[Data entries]
****
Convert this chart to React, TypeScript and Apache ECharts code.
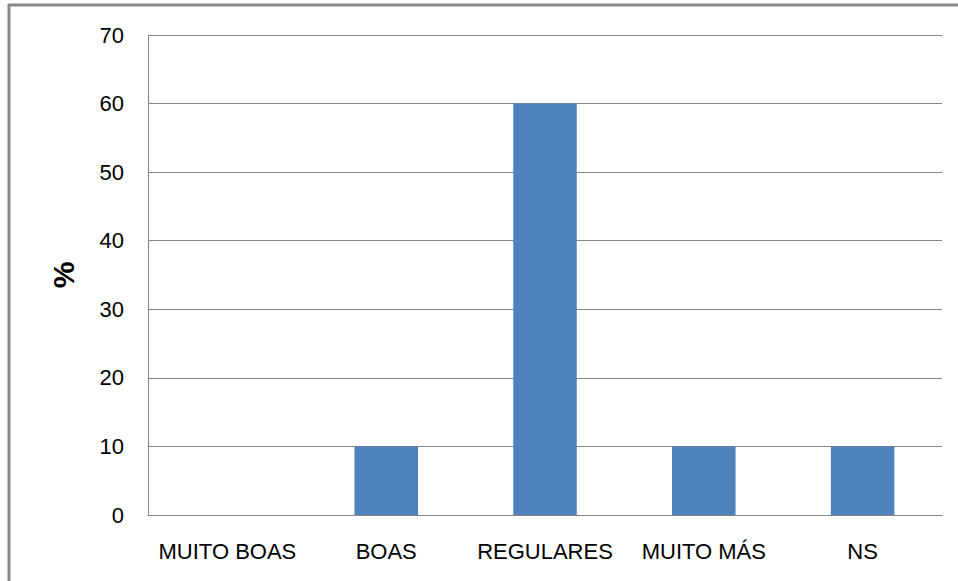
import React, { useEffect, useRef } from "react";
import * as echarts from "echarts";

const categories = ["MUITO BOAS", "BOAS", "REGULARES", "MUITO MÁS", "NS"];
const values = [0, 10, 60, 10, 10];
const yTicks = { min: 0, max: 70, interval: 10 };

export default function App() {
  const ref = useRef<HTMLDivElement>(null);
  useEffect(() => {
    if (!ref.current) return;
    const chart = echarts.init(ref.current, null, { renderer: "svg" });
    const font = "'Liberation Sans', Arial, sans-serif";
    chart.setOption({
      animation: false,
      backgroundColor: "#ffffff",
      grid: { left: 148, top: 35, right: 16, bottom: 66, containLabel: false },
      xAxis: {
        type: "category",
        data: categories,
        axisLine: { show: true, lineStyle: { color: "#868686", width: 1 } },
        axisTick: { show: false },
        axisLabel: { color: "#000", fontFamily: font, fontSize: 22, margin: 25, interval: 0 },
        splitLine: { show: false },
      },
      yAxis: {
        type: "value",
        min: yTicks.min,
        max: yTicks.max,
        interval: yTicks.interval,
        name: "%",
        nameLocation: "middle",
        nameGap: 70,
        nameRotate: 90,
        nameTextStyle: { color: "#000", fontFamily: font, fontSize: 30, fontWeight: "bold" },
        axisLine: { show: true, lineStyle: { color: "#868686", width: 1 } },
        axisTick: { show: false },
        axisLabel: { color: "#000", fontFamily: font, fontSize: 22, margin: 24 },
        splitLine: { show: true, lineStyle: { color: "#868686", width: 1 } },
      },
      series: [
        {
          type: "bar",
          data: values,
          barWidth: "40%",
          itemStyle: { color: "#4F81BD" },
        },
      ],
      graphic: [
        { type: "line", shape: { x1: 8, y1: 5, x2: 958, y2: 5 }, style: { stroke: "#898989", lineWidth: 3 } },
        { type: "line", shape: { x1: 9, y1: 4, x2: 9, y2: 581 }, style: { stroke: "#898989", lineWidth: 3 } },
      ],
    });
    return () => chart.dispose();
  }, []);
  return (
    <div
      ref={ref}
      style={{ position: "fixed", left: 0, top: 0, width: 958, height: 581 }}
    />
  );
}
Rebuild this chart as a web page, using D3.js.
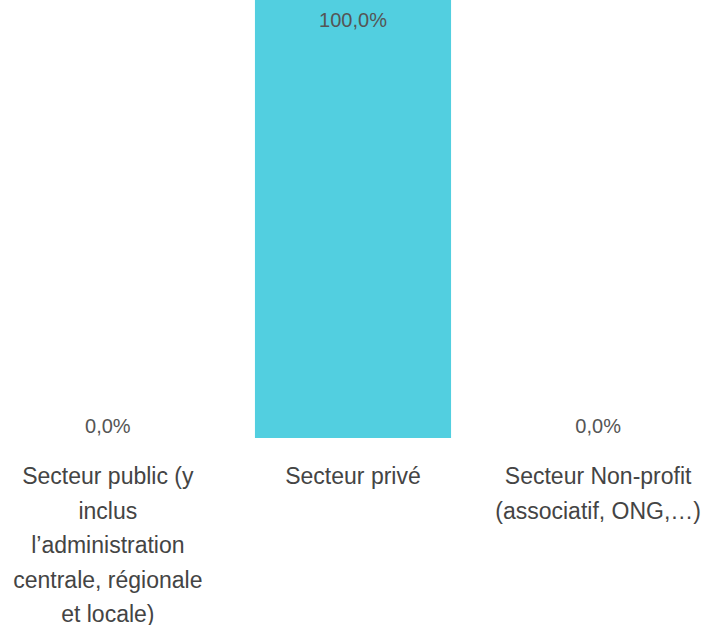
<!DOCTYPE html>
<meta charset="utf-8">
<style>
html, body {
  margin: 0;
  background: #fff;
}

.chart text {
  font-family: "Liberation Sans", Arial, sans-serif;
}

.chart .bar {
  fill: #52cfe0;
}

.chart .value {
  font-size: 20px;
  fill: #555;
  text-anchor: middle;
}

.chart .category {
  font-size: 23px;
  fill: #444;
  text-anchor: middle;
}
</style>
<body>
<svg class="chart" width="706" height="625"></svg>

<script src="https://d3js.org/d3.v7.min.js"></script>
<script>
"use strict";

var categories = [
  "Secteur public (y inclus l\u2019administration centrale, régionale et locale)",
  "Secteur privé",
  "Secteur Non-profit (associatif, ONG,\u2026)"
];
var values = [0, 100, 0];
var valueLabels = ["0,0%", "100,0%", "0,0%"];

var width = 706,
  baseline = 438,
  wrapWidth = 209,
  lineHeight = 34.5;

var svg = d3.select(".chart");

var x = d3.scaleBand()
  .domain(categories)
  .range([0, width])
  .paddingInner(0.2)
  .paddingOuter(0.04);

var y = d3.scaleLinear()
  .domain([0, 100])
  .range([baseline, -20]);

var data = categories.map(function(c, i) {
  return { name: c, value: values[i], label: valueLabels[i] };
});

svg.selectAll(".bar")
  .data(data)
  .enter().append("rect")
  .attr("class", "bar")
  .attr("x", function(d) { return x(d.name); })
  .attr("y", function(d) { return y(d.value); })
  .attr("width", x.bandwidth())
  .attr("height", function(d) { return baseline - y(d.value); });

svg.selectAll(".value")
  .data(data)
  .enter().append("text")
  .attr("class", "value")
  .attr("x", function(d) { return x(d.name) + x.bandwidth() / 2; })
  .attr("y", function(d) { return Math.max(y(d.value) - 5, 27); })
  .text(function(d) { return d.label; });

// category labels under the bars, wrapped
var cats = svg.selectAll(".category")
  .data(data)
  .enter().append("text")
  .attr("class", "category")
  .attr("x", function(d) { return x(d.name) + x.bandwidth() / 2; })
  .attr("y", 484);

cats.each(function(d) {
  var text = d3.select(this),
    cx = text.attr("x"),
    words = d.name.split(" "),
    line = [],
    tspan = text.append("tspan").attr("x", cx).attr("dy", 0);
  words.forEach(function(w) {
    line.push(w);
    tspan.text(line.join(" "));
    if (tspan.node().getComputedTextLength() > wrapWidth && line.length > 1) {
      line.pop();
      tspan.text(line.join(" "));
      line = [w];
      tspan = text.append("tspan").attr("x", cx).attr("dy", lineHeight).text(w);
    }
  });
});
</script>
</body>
****
Transcribe the full listing above exactly as it stands, minus the pictures.

• _SOLUTION TO THE EXERCISE_
Convert this chart to React, TypeScript and Apache ECharts code.
import React, { useEffect, useRef } from "react";
import * as echarts from "echarts";

const categories = ["MUITO BOAS", "BOAS", "REGULARES", "MUITO MÁS", "NS"];
const values = [0, 10, 60, 10, 10];
const yTicks = { min: 0, max: 70, interval: 10 };

export default function App() {
  const ref = useRef<HTMLDivElement>(null);
  useEffect(() => {
    if (!ref.current) return;
    const chart = echarts.init(ref.current, null, { renderer: "svg" });
    const font = "'Liberation Sans', Arial, sans-serif";
    chart.setOption({
      animation: false,
      backgroundColor: "#ffffff",
      grid: { left: 148, top: 35, right: 16, bottom: 66, containLabel: false },
      xAxis: {
        type: "category",
        data: categories,
        axisLine: { show: true, lineStyle: { color: "#868686", width: 1 } },
        axisTick: { show: false },
        axisLabel: { color: "#000", fontFamily: font, fontSize: 22, margin: 25, interval: 0 },
        splitLine: { show: false },
      },
      yAxis: {
        type: "value",
        min: yTicks.min,
        max: yTicks.max,
        interval: yTicks.interval,
        name: "%",
        nameLocation: "middle",
        nameGap: 70,
        nameRotate: 90,
        nameTextStyle: { color: "#000", fontFamily: font, fontSize: 30, fontWeight: "bold" },
        axisLine: { show: true, lineStyle: { color: "#868686", width: 1 } },
        axisTick: { show: false },
        axisLabel: { color: "#000", fontFamily: font, fontSize: 22, margin: 24 },
        splitLine: { show: true, lineStyle: { color: "#868686", width: 1 } },
      },
      series: [
        {
          type: "bar",
          data: values,
          barWidth: "40%",
          itemStyle: { color: "#4F81BD" },
        },
      ],
      graphic: [
        { type: "line", shape: { x1: 8, y1: 5, x2: 958, y2: 5 }, style: { stroke: "#898989", lineWidth: 3 } },
        { type: "line", shape: { x1: 9, y1: 4, x2: 9, y2: 581 }, style: { stroke: "#898989", lineWidth: 3 } },
      ],
    });
    return () => chart.dispose();
  }, []);
  return (
    <div
      ref={ref}
      style={{ position: "fixed", left: 0, top: 0, width: 958, height: 581 }}
    />
  );
}
Rebuild this chart as a web page, using D3.js.
<!DOCTYPE html>
<meta charset="utf-8">
<style>
html, body {
  margin: 0;
  background: #fff;
}

.chart text {
  font-family: "Liberation Sans", Arial, sans-serif;
}

.chart .bar {
  fill: #52cfe0;
}

.chart .value {
  font-size: 20px;
  fill: #555;
  text-anchor: middle;
}

.chart .category {
  font-size: 23px;
  fill: #444;
  text-anchor: middle;
}
</style>
<body>
<svg class="chart" width="706" height="625"></svg>

<script src="https://d3js.org/d3.v7.min.js"></script>
<script>
"use strict";

var categories = [
  "Secteur public (y inclus l\u2019administration centrale, régionale et locale)",
  "Secteur privé",
  "Secteur Non-profit (associatif, ONG,\u2026)"
];
var values = [0, 100, 0];
var valueLabels = ["0,0%", "100,0%", "0,0%"];

var width = 706,
  baseline = 438,
  wrapWidth = 209,
  lineHeight = 34.5;

var svg = d3.select(".chart");

var x = d3.scaleBand()
  .domain(categories)
  .range([0, width])
  .paddingInner(0.2)
  .paddingOuter(0.04);

var y = d3.scaleLinear()
  .domain([0, 100])
  .range([baseline, -20]);

var data = categories.map(function(c, i) {
  return { name: c, value: values[i], label: valueLabels[i] };
});

svg.selectAll(".bar")
  .data(data)
  .enter().append("rect")
  .attr("class", "bar")
  .attr("x", function(d) { return x(d.name); })
  .attr("y", function(d) { return y(d.value); })
  .attr("width", x.bandwidth())
  .attr("height", function(d) { return baseline - y(d.value); });

svg.selectAll(".value")
  .data(data)
  .enter().append("text")
  .attr("class", "value")
  .attr("x", function(d) { return x(d.name) + x.bandwidth() / 2; })
  .attr("y", function(d) { return Math.max(y(d.value) - 5, 27); })
  .text(function(d) { return d.label; });

// category labels under the bars, wrapped
var cats = svg.selectAll(".category")
  .data(data)
  .enter().append("text")
  .attr("class", "category")
  .attr("x", function(d) { return x(d.name) + x.bandwidth() / 2; })
  .attr("y", 484);

cats.each(function(d) {
  var text = d3.select(this),
    cx = text.attr("x"),
    words = d.name.split(" "),
    line = [],
    tspan = text.append("tspan").attr("x", cx).attr("dy", 0);
  words.forEach(function(w) {
    line.push(w);
    tspan.text(line.join(" "));
    if (tspan.node().getComputedTextLength() > wrapWidth && line.length > 1) {
      line.pop();
      tspan.text(line.join(" "));
      line = [w];
      tspan = text.append("tspan").attr("x", cx).attr("dy", lineHeight).text(w);
    }
  });
});
</script>
</body>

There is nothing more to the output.